What needs to be done – Transcribe the whole listing below without changing a word, but leave out every image.

Available data –
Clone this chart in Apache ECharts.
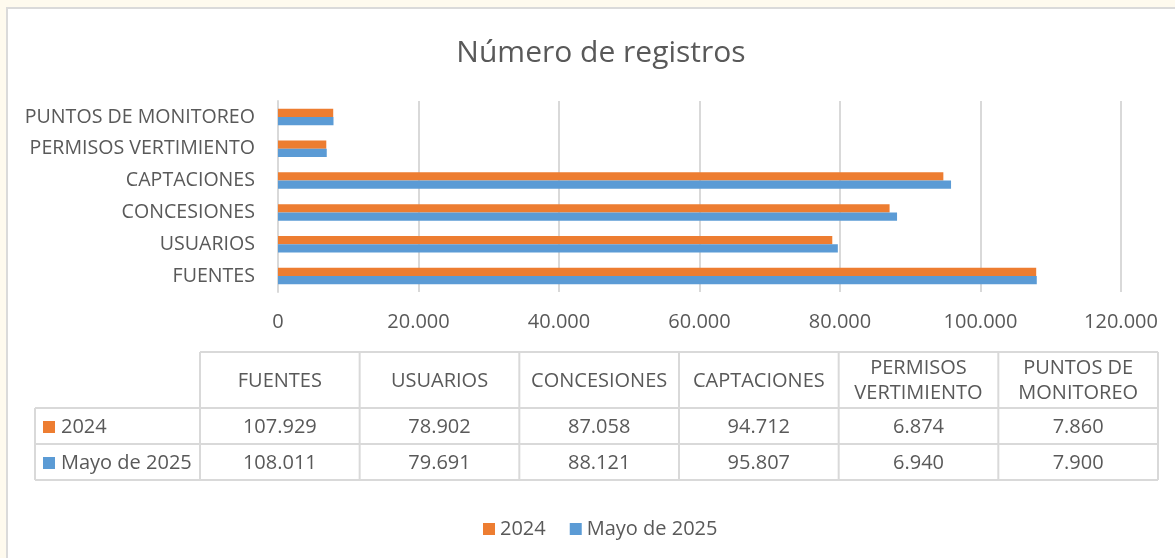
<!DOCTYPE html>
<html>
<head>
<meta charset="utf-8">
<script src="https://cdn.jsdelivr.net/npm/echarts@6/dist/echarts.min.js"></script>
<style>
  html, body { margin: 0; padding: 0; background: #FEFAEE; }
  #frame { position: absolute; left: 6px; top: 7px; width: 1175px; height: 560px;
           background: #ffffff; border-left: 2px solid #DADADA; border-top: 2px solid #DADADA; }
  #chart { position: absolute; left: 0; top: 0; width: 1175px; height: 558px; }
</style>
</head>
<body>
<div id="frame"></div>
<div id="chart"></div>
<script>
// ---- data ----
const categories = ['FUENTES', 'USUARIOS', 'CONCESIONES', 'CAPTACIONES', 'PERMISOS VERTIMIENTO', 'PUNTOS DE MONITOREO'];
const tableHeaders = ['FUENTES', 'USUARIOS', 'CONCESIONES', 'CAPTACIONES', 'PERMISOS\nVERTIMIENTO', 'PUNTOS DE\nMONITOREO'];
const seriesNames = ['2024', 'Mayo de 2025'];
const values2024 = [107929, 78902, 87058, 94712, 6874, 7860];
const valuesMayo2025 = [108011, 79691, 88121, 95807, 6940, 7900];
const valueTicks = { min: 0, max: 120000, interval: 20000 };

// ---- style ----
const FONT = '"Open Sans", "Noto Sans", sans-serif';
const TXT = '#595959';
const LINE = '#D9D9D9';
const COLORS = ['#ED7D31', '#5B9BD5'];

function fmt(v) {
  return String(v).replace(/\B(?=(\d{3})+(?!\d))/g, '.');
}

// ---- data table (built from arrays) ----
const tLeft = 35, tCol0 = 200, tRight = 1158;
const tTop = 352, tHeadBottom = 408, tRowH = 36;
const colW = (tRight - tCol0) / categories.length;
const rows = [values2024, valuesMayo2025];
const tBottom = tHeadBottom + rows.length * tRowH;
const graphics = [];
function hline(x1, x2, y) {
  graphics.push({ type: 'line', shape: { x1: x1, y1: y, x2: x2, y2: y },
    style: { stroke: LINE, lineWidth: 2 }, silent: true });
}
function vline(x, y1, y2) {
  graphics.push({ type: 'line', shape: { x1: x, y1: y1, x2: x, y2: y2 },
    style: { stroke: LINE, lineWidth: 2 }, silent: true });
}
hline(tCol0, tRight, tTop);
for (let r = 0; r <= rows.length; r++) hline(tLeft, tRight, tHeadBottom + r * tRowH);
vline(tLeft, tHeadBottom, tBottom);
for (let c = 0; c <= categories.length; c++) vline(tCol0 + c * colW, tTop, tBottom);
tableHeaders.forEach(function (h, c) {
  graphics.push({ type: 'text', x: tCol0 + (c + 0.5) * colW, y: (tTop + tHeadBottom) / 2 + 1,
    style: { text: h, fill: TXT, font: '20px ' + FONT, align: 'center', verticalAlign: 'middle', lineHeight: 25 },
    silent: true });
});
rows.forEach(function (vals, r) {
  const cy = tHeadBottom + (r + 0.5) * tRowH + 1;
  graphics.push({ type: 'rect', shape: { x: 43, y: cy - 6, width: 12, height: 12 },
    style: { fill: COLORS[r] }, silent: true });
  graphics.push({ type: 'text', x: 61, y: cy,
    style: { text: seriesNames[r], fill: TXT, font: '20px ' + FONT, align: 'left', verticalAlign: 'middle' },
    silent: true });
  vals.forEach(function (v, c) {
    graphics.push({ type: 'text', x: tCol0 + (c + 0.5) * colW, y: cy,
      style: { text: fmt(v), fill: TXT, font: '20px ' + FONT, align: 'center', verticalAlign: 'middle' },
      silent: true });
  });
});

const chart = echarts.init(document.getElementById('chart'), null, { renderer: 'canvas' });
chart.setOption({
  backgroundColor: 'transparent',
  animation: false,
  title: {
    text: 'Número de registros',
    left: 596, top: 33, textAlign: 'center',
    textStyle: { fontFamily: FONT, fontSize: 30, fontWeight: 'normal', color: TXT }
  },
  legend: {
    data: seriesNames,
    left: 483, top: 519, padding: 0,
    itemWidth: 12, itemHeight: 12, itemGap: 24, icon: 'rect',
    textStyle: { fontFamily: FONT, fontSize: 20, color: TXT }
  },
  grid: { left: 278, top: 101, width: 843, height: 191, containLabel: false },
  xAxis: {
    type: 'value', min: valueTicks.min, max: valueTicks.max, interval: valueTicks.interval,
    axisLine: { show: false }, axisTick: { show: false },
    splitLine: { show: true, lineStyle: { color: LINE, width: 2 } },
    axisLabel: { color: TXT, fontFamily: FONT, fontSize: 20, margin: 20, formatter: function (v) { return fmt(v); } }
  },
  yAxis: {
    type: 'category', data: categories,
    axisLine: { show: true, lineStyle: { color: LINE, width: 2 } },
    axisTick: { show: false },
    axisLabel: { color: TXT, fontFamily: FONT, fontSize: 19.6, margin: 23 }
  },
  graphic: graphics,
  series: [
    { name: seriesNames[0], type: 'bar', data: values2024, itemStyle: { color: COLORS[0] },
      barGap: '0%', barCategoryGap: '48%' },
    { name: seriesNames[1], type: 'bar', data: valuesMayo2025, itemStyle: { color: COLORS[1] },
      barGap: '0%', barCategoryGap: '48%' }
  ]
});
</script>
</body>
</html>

Solution to this exercise –
Clone this chart in Apache ECharts.
<!DOCTYPE html>
<html>
<head>
<meta charset="utf-8">
<script src="https://cdn.jsdelivr.net/npm/echarts@6/dist/echarts.min.js"></script>
<style>
  html, body { margin: 0; padding: 0; background: #FEFAEE; }
  #frame { position: absolute; left: 6px; top: 7px; width: 1175px; height: 560px;
           background: #ffffff; border-left: 2px solid #DADADA; border-top: 2px solid #DADADA; }
  #chart { position: absolute; left: 0; top: 0; width: 1175px; height: 558px; }
</style>
</head>
<body>
<div id="frame"></div>
<div id="chart"></div>
<script>
// ---- data ----
const categories = ['FUENTES', 'USUARIOS', 'CONCESIONES', 'CAPTACIONES', 'PERMISOS VERTIMIENTO', 'PUNTOS DE MONITOREO'];
const tableHeaders = ['FUENTES', 'USUARIOS', 'CONCESIONES', 'CAPTACIONES', 'PERMISOS\nVERTIMIENTO', 'PUNTOS DE\nMONITOREO'];
const seriesNames = ['2024', 'Mayo de 2025'];
const values2024 = [107929, 78902, 87058, 94712, 6874, 7860];
const valuesMayo2025 = [108011, 79691, 88121, 95807, 6940, 7900];
const valueTicks = { min: 0, max: 120000, interval: 20000 };

// ---- style ----
const FONT = '"Open Sans", "Noto Sans", sans-serif';
const TXT = '#595959';
const LINE = '#D9D9D9';
const COLORS = ['#ED7D31', '#5B9BD5'];

function fmt(v) {
  return String(v).replace(/\B(?=(\d{3})+(?!\d))/g, '.');
}

// ---- data table (built from arrays) ----
const tLeft = 35, tCol0 = 200, tRight = 1158;
const tTop = 352, tHeadBottom = 408, tRowH = 36;
const colW = (tRight - tCol0) / categories.length;
const rows = [values2024, valuesMayo2025];
const tBottom = tHeadBottom + rows.length * tRowH;
const graphics = [];
function hline(x1, x2, y) {
  graphics.push({ type: 'line', shape: { x1: x1, y1: y, x2: x2, y2: y },
    style: { stroke: LINE, lineWidth: 2 }, silent: true });
}
function vline(x, y1, y2) {
  graphics.push({ type: 'line', shape: { x1: x, y1: y1, x2: x, y2: y2 },
    style: { stroke: LINE, lineWidth: 2 }, silent: true });
}
hline(tCol0, tRight, tTop);
for (let r = 0; r <= rows.length; r++) hline(tLeft, tRight, tHeadBottom + r * tRowH);
vline(tLeft, tHeadBottom, tBottom);
for (let c = 0; c <= categories.length; c++) vline(tCol0 + c * colW, tTop, tBottom);
tableHeaders.forEach(function (h, c) {
  graphics.push({ type: 'text', x: tCol0 + (c + 0.5) * colW, y: (tTop + tHeadBottom) / 2 + 1,
    style: { text: h, fill: TXT, font: '20px ' + FONT, align: 'center', verticalAlign: 'middle', lineHeight: 25 },
    silent: true });
});
rows.forEach(function (vals, r) {
  const cy = tHeadBottom + (r + 0.5) * tRowH + 1;
  graphics.push({ type: 'rect', shape: { x: 43, y: cy - 6, width: 12, height: 12 },
    style: { fill: COLORS[r] }, silent: true });
  graphics.push({ type: 'text', x: 61, y: cy,
    style: { text: seriesNames[r], fill: TXT, font: '20px ' + FONT, align: 'left', verticalAlign: 'middle' },
    silent: true });
  vals.forEach(function (v, c) {
    graphics.push({ type: 'text', x: tCol0 + (c + 0.5) * colW, y: cy,
      style: { text: fmt(v), fill: TXT, font: '20px ' + FONT, align: 'center', verticalAlign: 'middle' },
      silent: true });
  });
});

const chart = echarts.init(document.getElementById('chart'), null, { renderer: 'canvas' });
chart.setOption({
  backgroundColor: 'transparent',
  animation: false,
  title: {
    text: 'Número de registros',
    left: 596, top: 33, textAlign: 'center',
    textStyle: { fontFamily: FONT, fontSize: 30, fontWeight: 'normal', color: TXT }
  },
  legend: {
    data: seriesNames,
    left: 483, top: 519, padding: 0,
    itemWidth: 12, itemHeight: 12, itemGap: 24, icon: 'rect',
    textStyle: { fontFamily: FONT, fontSize: 20, color: TXT }
  },
  grid: { left: 278, top: 101, width: 843, height: 191, containLabel: false },
  xAxis: {
    type: 'value', min: valueTicks.min, max: valueTicks.max, interval: valueTicks.interval,
    axisLine: { show: false }, axisTick: { show: false },
    splitLine: { show: true, lineStyle: { color: LINE, width: 2 } },
    axisLabel: { color: TXT, fontFamily: FONT, fontSize: 20, margin: 20, formatter: function (v) { return fmt(v); } }
  },
  yAxis: {
    type: 'category', data: categories,
    axisLine: { show: true, lineStyle: { color: LINE, width: 2 } },
    axisTick: { show: false },
    axisLabel: { color: TXT, fontFamily: FONT, fontSize: 19.6, margin: 23 }
  },
  graphic: graphics,
  series: [
    { name: seriesNames[0], type: 'bar', data: values2024, itemStyle: { color: COLORS[0] },
      barGap: '0%', barCategoryGap: '48%' },
    { name: seriesNames[1], type: 'bar', data: valuesMayo2025, itemStyle: { color: COLORS[1] },
      barGap: '0%', barCategoryGap: '48%' }
  ]
});
</script>
</body>
</html>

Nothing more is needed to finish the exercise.